PROBLEM TO SOLVE
Go through the data below. Pull out every line that has the word "matches".

MATERIAL SHOWN
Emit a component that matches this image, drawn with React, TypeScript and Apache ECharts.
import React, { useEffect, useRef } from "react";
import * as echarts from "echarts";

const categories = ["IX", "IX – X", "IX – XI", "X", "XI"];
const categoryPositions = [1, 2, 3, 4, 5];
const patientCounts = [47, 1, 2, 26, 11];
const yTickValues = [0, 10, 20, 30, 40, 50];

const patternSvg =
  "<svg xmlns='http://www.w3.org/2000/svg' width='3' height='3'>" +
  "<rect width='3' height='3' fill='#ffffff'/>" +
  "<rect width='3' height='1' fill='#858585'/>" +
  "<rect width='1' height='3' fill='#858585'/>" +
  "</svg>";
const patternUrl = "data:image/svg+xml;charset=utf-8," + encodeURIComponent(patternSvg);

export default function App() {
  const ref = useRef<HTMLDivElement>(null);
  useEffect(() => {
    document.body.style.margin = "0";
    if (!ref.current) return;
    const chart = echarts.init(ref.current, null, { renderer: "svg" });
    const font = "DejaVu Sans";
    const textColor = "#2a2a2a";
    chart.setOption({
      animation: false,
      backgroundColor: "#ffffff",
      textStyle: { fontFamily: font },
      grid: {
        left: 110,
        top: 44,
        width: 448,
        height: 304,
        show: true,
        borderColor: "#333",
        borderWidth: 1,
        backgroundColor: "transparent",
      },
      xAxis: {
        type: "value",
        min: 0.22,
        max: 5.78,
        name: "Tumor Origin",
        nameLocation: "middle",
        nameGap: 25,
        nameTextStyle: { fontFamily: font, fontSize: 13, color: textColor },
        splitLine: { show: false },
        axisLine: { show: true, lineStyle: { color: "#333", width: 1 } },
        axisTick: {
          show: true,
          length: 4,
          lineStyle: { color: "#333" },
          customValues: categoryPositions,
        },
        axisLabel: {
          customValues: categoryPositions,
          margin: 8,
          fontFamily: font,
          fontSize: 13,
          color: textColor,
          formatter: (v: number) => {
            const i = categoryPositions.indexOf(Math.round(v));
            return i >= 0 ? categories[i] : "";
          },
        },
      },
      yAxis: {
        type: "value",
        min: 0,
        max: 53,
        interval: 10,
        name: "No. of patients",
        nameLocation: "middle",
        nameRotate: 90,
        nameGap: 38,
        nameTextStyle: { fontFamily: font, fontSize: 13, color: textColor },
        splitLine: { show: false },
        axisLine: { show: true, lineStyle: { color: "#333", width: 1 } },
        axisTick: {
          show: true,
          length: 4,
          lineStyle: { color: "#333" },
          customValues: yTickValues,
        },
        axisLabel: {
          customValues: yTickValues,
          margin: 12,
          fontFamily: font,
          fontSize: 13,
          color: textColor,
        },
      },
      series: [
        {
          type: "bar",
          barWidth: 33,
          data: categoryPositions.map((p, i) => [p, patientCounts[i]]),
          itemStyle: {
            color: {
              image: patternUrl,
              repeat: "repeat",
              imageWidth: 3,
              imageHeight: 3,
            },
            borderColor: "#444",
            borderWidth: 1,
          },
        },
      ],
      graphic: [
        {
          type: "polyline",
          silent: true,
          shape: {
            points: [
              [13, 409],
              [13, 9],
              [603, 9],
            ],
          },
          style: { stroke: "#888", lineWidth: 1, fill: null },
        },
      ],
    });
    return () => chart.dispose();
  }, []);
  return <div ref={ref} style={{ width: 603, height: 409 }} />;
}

* * *

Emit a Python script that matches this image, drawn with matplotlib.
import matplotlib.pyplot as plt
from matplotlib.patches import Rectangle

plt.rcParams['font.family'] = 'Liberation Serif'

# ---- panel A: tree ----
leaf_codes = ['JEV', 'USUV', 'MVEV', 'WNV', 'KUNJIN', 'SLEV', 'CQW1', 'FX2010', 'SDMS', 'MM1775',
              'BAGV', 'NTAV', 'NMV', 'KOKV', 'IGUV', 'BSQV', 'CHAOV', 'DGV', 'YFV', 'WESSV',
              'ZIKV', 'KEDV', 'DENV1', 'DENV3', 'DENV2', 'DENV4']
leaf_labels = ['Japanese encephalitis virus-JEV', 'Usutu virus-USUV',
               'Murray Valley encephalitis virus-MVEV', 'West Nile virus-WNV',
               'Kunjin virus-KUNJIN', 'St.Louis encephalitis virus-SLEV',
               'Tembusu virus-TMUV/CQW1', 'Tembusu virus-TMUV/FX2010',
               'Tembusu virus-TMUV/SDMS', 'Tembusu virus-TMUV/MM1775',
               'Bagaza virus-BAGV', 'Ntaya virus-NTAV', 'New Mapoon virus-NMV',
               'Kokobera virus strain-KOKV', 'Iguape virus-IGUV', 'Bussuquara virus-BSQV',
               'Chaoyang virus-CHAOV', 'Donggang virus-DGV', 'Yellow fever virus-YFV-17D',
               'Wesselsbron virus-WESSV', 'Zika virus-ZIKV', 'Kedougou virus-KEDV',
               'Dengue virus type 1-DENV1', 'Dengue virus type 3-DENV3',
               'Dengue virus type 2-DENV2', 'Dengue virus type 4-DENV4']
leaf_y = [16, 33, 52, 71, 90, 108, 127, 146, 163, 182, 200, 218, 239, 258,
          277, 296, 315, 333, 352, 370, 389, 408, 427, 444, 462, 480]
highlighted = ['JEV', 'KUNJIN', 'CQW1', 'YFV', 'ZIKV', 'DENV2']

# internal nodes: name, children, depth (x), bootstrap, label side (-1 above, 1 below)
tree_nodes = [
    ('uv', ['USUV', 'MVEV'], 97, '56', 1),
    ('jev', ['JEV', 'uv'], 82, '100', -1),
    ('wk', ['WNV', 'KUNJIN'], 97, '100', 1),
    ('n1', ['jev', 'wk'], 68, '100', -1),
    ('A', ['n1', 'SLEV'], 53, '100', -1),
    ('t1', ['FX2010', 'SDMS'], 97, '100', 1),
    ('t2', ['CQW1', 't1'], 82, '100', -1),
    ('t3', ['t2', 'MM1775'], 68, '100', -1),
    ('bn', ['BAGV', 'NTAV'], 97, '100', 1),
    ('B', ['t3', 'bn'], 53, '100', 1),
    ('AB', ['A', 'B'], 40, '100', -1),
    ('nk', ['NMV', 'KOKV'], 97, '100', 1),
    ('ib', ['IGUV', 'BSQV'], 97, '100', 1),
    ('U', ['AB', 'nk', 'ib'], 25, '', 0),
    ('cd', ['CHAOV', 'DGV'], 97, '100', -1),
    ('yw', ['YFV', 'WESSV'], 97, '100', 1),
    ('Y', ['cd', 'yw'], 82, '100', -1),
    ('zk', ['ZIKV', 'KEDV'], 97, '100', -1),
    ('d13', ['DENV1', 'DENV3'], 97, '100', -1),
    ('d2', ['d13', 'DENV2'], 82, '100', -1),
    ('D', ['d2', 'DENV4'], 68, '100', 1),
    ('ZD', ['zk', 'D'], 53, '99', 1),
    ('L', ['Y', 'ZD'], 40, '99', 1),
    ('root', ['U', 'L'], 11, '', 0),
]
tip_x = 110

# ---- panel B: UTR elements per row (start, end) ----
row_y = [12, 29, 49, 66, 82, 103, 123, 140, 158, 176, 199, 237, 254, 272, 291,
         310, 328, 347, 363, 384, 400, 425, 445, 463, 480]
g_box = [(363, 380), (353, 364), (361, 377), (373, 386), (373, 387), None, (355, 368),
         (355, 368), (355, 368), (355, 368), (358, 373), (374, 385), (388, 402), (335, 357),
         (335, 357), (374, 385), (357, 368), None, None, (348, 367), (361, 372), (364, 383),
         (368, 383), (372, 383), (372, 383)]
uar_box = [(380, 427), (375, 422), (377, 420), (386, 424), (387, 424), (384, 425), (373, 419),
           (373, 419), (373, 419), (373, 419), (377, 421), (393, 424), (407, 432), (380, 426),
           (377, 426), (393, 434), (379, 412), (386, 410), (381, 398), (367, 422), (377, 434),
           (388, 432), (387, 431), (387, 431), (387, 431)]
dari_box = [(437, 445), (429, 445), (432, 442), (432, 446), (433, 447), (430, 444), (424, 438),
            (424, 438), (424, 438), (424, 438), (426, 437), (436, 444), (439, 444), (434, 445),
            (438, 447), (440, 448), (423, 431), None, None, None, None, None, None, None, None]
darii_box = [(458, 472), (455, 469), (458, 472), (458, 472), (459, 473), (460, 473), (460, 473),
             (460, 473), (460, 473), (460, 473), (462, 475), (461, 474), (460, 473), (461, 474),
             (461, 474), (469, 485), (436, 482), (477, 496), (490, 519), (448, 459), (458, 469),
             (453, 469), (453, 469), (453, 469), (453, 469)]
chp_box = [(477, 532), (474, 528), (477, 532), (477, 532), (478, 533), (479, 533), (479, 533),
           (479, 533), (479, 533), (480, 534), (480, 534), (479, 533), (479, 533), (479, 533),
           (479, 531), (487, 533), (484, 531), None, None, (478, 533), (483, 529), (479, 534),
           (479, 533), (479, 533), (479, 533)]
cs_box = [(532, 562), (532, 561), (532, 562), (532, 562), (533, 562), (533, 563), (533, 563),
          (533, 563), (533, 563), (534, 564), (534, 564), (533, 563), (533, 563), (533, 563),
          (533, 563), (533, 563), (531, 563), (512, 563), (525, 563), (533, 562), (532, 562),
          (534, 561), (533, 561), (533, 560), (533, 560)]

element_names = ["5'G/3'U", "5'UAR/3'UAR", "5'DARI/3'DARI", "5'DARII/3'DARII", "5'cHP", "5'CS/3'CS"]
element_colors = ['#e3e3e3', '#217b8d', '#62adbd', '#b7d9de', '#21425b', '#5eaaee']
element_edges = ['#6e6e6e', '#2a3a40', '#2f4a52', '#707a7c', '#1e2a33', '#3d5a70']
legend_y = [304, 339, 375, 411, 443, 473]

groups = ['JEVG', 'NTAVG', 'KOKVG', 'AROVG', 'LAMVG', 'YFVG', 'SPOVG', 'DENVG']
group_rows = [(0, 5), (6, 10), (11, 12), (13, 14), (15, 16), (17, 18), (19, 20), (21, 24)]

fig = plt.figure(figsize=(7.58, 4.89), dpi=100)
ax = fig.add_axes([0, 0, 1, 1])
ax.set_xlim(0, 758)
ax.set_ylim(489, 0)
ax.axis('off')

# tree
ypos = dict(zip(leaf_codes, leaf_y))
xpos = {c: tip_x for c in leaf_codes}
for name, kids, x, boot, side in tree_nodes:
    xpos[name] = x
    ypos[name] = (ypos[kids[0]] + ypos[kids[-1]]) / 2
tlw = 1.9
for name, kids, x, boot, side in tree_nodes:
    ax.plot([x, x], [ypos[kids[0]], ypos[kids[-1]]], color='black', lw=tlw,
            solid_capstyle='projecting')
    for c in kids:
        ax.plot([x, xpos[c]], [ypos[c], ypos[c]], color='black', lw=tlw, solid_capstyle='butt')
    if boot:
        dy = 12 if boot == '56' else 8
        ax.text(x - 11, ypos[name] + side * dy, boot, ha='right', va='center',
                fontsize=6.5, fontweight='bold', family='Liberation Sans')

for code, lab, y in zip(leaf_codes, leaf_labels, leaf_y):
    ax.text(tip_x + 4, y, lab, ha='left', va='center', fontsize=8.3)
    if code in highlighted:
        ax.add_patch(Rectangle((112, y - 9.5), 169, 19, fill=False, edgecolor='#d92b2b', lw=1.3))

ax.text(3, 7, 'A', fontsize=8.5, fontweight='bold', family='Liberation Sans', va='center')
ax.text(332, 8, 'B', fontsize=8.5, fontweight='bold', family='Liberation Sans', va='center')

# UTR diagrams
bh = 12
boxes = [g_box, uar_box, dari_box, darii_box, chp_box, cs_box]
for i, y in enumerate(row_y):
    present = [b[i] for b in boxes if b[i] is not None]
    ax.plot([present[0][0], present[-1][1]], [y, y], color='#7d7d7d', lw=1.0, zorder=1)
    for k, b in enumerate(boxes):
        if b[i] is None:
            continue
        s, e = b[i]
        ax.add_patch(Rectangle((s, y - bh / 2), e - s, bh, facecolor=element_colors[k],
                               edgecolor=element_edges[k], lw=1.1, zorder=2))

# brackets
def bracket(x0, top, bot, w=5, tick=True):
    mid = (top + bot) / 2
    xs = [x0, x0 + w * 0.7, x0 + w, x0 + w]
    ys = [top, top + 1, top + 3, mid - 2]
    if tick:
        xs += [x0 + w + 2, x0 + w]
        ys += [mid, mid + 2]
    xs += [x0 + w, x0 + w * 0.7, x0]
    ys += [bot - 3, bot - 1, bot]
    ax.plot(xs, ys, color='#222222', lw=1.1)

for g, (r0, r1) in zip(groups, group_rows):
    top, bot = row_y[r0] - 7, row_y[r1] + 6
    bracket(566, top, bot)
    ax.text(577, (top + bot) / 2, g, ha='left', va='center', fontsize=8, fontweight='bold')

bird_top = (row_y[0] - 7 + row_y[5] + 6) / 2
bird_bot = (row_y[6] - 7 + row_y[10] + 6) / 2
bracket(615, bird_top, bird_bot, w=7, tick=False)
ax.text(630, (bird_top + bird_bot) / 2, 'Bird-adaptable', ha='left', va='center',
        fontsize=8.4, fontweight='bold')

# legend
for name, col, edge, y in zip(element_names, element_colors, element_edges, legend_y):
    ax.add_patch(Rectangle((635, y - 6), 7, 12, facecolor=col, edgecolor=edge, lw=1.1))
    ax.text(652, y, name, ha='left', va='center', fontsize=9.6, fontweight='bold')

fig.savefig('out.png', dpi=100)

OUTPUT FOR THIS EXERCISE
Emit a component that matches this image, drawn with React, TypeScript and Apache ECharts.
Emit a Python script that matches this image, drawn with matplotlib.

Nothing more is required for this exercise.